Extract exactly the lines from the top of the records through the line containing "matplotlib.use('Agg')", and keep pictures out of the copy.

(Plotting code records)
START

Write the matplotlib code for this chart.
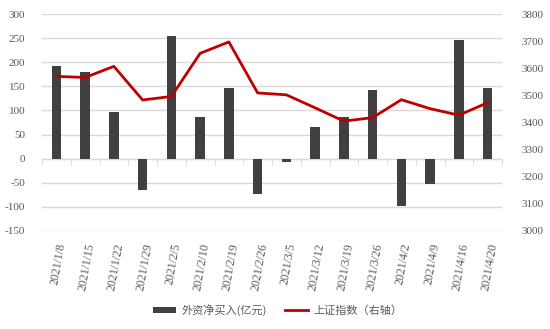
import numpy as np
import matplotlib
import matplotlib.pyplot as plt
from matplotlib.ticker import FixedLocator, FuncFormatter

matplotlib.use('Agg')

# weekly data
dates = ['2021/1/8', '2021/1/15', '2021/1/22', '2021/1/29', '2021/2/5', '2021/2/10',
         '2021/2/19', '2021/2/26', '2021/3/5', '2021/3/12', '2021/3/19', '2021/3/26',
         '2021/4/2', '2021/4/9', '2021/4/16', '2021/4/20']
net_buy = [192, 179, 96, -66, 255, 86, 147, -74, -7, 66, 86, 142, -98, -53, 246, 147]
sh_index = [3570, 3566, 3607, 3483, 3496, 3655, 3697, 3509, 3502, 3454, 3405, 3418,
            3484, 3451, 3427, 3473]

plt.rcParams['font.family'] = ['Liberation Serif', 'Noto Sans CJK SC']
grey = '#595959'

fig = plt.figure(figsize=(5.5, 3.29), dpi=100)
ax = fig.add_axes([42 / 550, 1 - 231 / 329, 460 / 550, 217 / 329])
x = np.arange(len(dates))

ax.bar(x, net_buy, width=0.33, color='#404040', zorder=3, label='外资净买入(亿元)')
ax.set_ylim(-150, 300)
ax.set_xlim(-0.5, len(dates) - 0.5)
ax.set_yticks(np.arange(-150, 301, 50))
ax.yaxis.set_major_formatter(FuncFormatter(lambda v, p: '%d' % v))
ax.grid(axis='y', color='#D9D9D9', linewidth=1, zorder=0)
ax.tick_params(axis='y', length=0, labelsize=8, labelcolor=grey, pad=12)

# category separators on the zero line
for s in ['top', 'right', 'left']:
    ax.spines[s].set_visible(False)
ax.spines['bottom'].set_position(('data', 0))
ax.spines['bottom'].set_color('#D9D9D9')
ax.set_xticks([])
ax.xaxis.set_minor_locator(FixedLocator(np.arange(-0.5, len(dates), 1)))
ax.tick_params(axis='x', which='minor', length=4, color='#D9D9D9', direction='out')

# date labels along the bottom edge
sec = ax.secondary_xaxis('bottom')
sec.set_xticks(x)
sec.set_xticklabels(dates, rotation=80, ha='right', rotation_mode='anchor')
sec.tick_params(length=0, labelsize=8.5, labelcolor=grey, pad=8)
sec.spines['bottom'].set_visible(False)

ax2 = ax.twinx()
ax2.plot(x, sh_index, color='#C00000', linewidth=2, zorder=4, label='上证指数（右轴）')
ax2.set_ylim(3000, 3800)
ax2.set_yticks(np.arange(3000, 3801, 100))
ax2.tick_params(axis='y', length=0, labelsize=8, labelcolor=grey, pad=14)
for s in ['top', 'right', 'left', 'bottom']:
    ax2.spines[s].set_visible(False)

h1, l1 = ax.get_legend_handles_labels()
h2, l2 = ax2.get_legend_handles_labels()
fig.legend(h1 + h2, l1 + l2, loc='center', bbox_to_anchor=(0.505, 1 - 310 / 329), ncol=2,
           frameon=False, labelcolor=grey, handlelength=2.1,
           handleheight=0.5, handletextpad=0.5, columnspacing=1.6,
           prop={'family': ['Noto Sans CJK SC'], 'size': 8})

fig.savefig('out.png', dpi=100)
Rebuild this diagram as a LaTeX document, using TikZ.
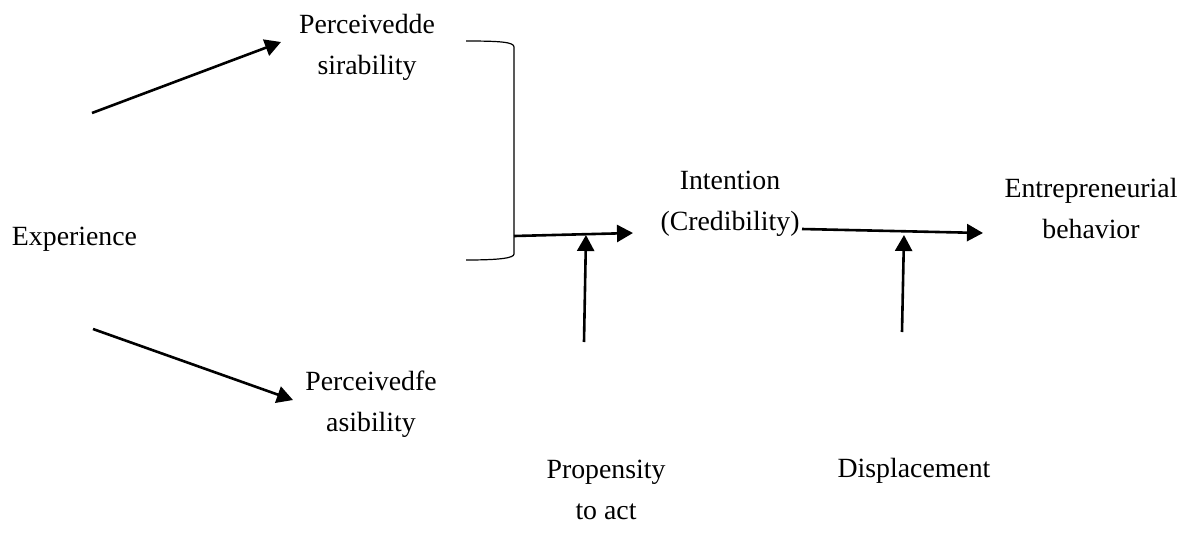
\documentclass[tikz,border=0pt]{standalone}
\usepackage{fontspec}
\setmainfont{Liberation Serif}
\usetikzlibrary{arrows.meta}
\begin{document}
\begin{tikzpicture}[x=1pt,y=-1pt,
  lbl/.style={inner sep=0pt, outer sep=0pt, anchor=base, align=center,
    font={\fontsize{27.8pt}{41pt}\selectfont}},
  arr/.style={line width=2.6pt, -{Triangle[length=16pt,width=17pt]}},
  brk/.style={line width=1.2pt}]
\fill[white] (0,0) rectangle (1189,539);
\useasboundingbox (0,0) rectangle (1189,539);

% texts (multi-line nodes: anchor = baseline of the last line)
\node[lbl, anchor=base west] (exp) at (12,245) {Experience};
\node[lbl] (des) at (367,74) {Perceivedde\\sirability};
\node[lbl] (fea) at (371,431) {Perceivedfe\\asibility};
\node[lbl] (int) at (730,230) {Intention\\(Credibility)};
\node[lbl] (ent) at (1091,238) {Entrepreneurial\\behavior};
\node[lbl] (pro) at (606,519) {Propensity\\to act};
\node[lbl] (dis) at (914,477) {Displacement};

% connector end points
\coordinate (a1s) at (92,113);   \coordinate (a1e) at (281,42);
\coordinate (a2s) at (93,329);   \coordinate (a2e) at (293,400);
\coordinate (bt) at (466,41);    \coordinate (bb) at (466,260);
\coordinate (bm) at (514,236);   \coordinate (ie) at (633,233);
\coordinate (p1s) at (584,342);  \coordinate (p1e) at (586,235);
\coordinate (cs) at (802,229);   \coordinate (ce) at (983,233);
\coordinate (d1s) at (902,332);  \coordinate (d1e) at (904,235);

% bracket
\draw[brk] (bt) .. controls (500,41) and (514,42) .. (514,47)
  -- (514,254) .. controls (514,258) and (500,260) .. (bb);

% arrows
\draw[arr] (a1s) -- (a1e);
\draw[arr] (a2s) -- (a2e);
\draw[arr] (bm) -- (ie);
\draw[arr] (p1s) -- (p1e);
\draw[arr] (cs) -- (ce);
\draw[arr] (d1s) -- (d1e);
\end{tikzpicture}
\end{document}
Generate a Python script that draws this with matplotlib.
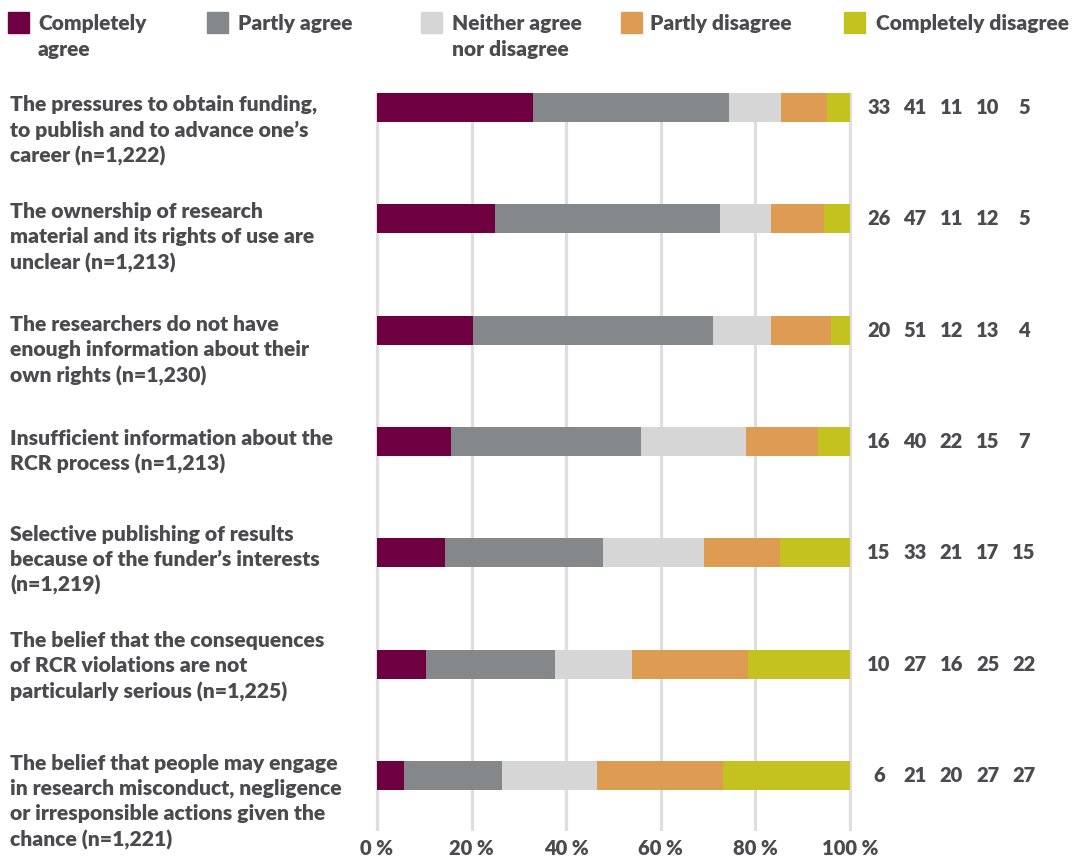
import matplotlib
matplotlib.use("Agg")
import matplotlib.pyplot as plt
from matplotlib import font_manager
from matplotlib.patches import Rectangle
from matplotlib.transforms import blended_transform_factory
import numpy as np


def pick_font(names):
    for name in names:
        try:
            font_manager.findfont(font_manager.FontProperties(family=name), fallback_to_default=False)
            return name
        except Exception:
            continue
    return "DejaVu Sans"


BODY_FONT = pick_font(["Lato", "Open Sans", "DejaVu Sans"])
WEIGHT = "heavy"

CATEGORIES = [
    "The pressures to obtain funding,\nto publish and to advance one\u2019s\ncareer (n=1,222)",
    "The ownership of research\nmaterial and its rights of use are\nunclear (n=1,213)",
    "The researchers do not have\nenough information about their\nown rights (n=1,230)",
    "Insufficient information about the\nRCR process (n=1,213)",
    "Selective publishing of results\nbecause of the funder\u2019s interests\n(n=1,219)",
    "The belief that the consequences\nof RCR violations are not\nparticularly serious (n=1,225)",
    "The belief that people may engage\nin research misconduct, negligence\nor irresponsible actions given the\nchance (n=1,221)",
]

SERIES = ["Completely\nagree", "Partly agree", "Neither agree\nnor disagree",
          "Partly disagree", "Completely disagree"]
COLORS = ["#6e0042", "#85888a", "#d6d6d6", "#de9b52", "#c3c21f"]

# bar lengths (percent)
completely_agree = [33.0, 24.9, 20.3, 15.6, 14.3, 10.3, 5.8]
partly_agree = [41.4, 47.6, 50.8, 40.2, 33.5, 27.4, 20.6]
neither = [10.9, 10.7, 12.1, 22.1, 21.4, 16.2, 20.2]
partly_disagree = [9.9, 11.3, 12.7, 15.4, 16.0, 24.6, 26.6]
completely_disagree = [4.8, 5.5, 4.1, 6.7, 14.8, 21.5, 26.8]

# printed figures to the right of the bars
shown_completely_agree = [33, 26, 20, 16, 15, 10, 6]
shown_partly_agree = [41, 47, 51, 40, 33, 27, 21]
shown_neither = [11, 11, 12, 22, 21, 16, 20]
shown_partly_disagree = [10, 12, 13, 15, 17, 25, 27]
shown_completely_disagree = [5, 5, 4, 7, 15, 22, 27]

TICKS = [0, 20, 40, 60, 80, 100]
TEXT = "#4b4b4d"

# how far (px) each label block sits above its bar
LABEL_LIFT = [1, 5, 3, 1, 16, 21, 10]

values = [completely_agree, partly_agree, neither, partly_disagree, completely_disagree]
shown = [shown_completely_agree, shown_partly_agree, shown_neither,
         shown_partly_disagree, shown_completely_disagree]

W, H = 1083, 856
ROW_PX = 111.5
fig = plt.figure(figsize=(W / 100, H / 100), dpi=100)
ax = fig.add_axes([375 / W, (H - 831) / H, 477 / W, 738 / H])

y = np.arange(len(CATEGORIES))
left = np.zeros(len(CATEGORIES))
for vals, color in zip(values, COLORS):
    ax.barh(y, vals, left=left, height=0.26, color=color, zorder=3)
    left += np.asarray(vals)

for t in TICKS:
    ax.axvline(t, color="#dedede", lw=2.3, zorder=1)

ax.set_xlim(-0.4, 100.4)
ax.set_ylim(6.5, -0.13)
ax.set_xticks(TICKS)
ax.set_xticklabels([f"{t} %" for t in TICKS], fontsize=14.5, fontweight=WEIGHT,
                   color=TEXT, family=BODY_FONT)
ax.tick_params(axis="x", length=0, pad=5.5)
ax.set_yticks([])
for s in ax.spines.values():
    s.set_visible(False)

# printed percentages
for i in range(len(CATEGORIES)):
    for j, col in enumerate(shown):
        ax.text(106.1 + 7.65 * j, y[i], str(col[i]), ha="center", va="center",
                fontsize=14.5, fontweight=WEIGHT, color=TEXT, family=BODY_FONT,
                clip_on=False)

# category labels
tr = blended_transform_factory(fig.transFigure, ax.transData)
for i, label in enumerate(CATEGORIES):
    ax.text(10 / W, y[i] - 0.105 - LABEL_LIFT[i] / ROW_PX, label, transform=tr,
            ha="left", va="top", fontsize=15.2, fontweight=WEIGHT, color=TEXT,
            family=BODY_FONT, linespacing=1.38)

# legend
sq_x = [8, 207, 421, 621, 844]
tx_x = [38, 238, 452, 650, 876]
for name, color, sx, tx in zip(SERIES, COLORS, sq_x, tx_x):
    fig.add_artist(Rectangle((sx / W, (H - 33) / H), 21 / W, 21 / H,
                             transform=fig.transFigure, color=color))
    fig.text(tx / W, (H - 14) / H, name, ha="left", va="top", fontsize=15,
             fontweight=WEIGHT, color=TEXT, family=BODY_FONT, linespacing=1.42)

fig.savefig("out.png", dpi=100)
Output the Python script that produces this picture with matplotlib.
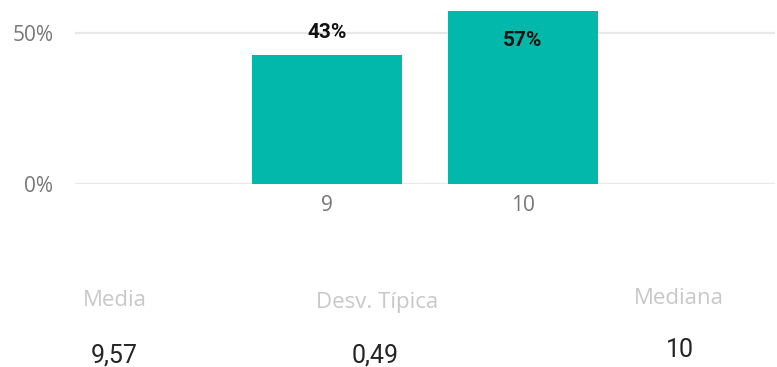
import matplotlib
matplotlib.use("Agg")
import matplotlib.pyplot as plt

# score distribution
categories = ["9", "10"]
shares = [42.86, 57.14]
share_labels = ["43%", "57%"]
label_inside = [False, True]

# summary cards
stat_names = ["Media", "Desv. Típica", "Mediana"]
stat_values = ["9,57", "0,49", "10"]

W, H = 777, 367
BAR = "#01B8AA"
NARROW = ["Liberation Sans Narrow", "Roboto"]

fig = plt.figure(figsize=(W / 100, H / 100), dpi=100)
fig.patch.set_facecolor("white")

# axes box in pixels: x 75..775, y 0..184 (from top)
ax = fig.add_axes([75 / W, (H - 184) / H, 700 / W, 184 / H])
x = list(range(len(categories)))
ax.bar(x, shares, width=0.765, color=BAR, zorder=3)
ax.set_xlim(-1.286, 2.286)
ax.set_ylim(0, 184 / 3.02)

ax.set_yticks([0, 50])
ax.set_yticklabels(["0%", "50%"])
ax.set_xticks(x)
ax.set_xticklabels(categories)
ax.yaxis.grid(True, color="#e8e8e8", linewidth=1.6, zorder=0)
ax.tick_params(length=0, labelsize=15, labelcolor="#777777")
ax.tick_params(axis="y", pad=15.5)
ax.tick_params(axis="x", pad=8)
for lab in ax.get_xticklabels() + ax.get_yticklabels():
    lab.set_fontfamily("Open Sans")
for s in ax.spines.values():
    s.set_visible(False)

for xi, v, txt, inside in zip(x, shares, share_labels, label_inside):
    off = -35 if inside else 17
    ax.annotate(txt, (xi, v), xytext=(0, off), textcoords="offset pixels",
                ha="center", va="baseline", fontsize=15, fontweight="bold",
                fontfamily=NARROW, color="#111111", zorder=4)

# summary row
name_pos = [(115, 306), (377, 308), (679, 304)]
value_pos = [(114, 362), (375, 362), (680, 357)]
for name, (nx, ny) in zip(stat_names, name_pos):
    fig.text(nx / W, 1 - ny / H, name, ha="center", va="baseline",
             fontsize=16, fontfamily="Open Sans", color="#c8c8c8")
for val, (vx, vy) in zip(stat_values, value_pos):
    fig.text(vx / W, 1 - vy / H, val, ha="center", va="baseline",
             fontsize=18, fontfamily=NARROW, color="#252525")

fig.savefig("out.png", dpi=100)
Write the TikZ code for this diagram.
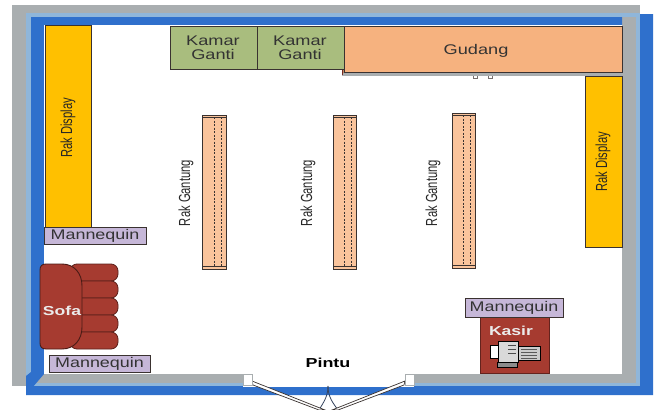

END

▶ **Solved exercise**
Write the matplotlib code for this chart.
import numpy as np
import matplotlib
import matplotlib.pyplot as plt
from matplotlib.ticker import FixedLocator, FuncFormatter

matplotlib.use('Agg')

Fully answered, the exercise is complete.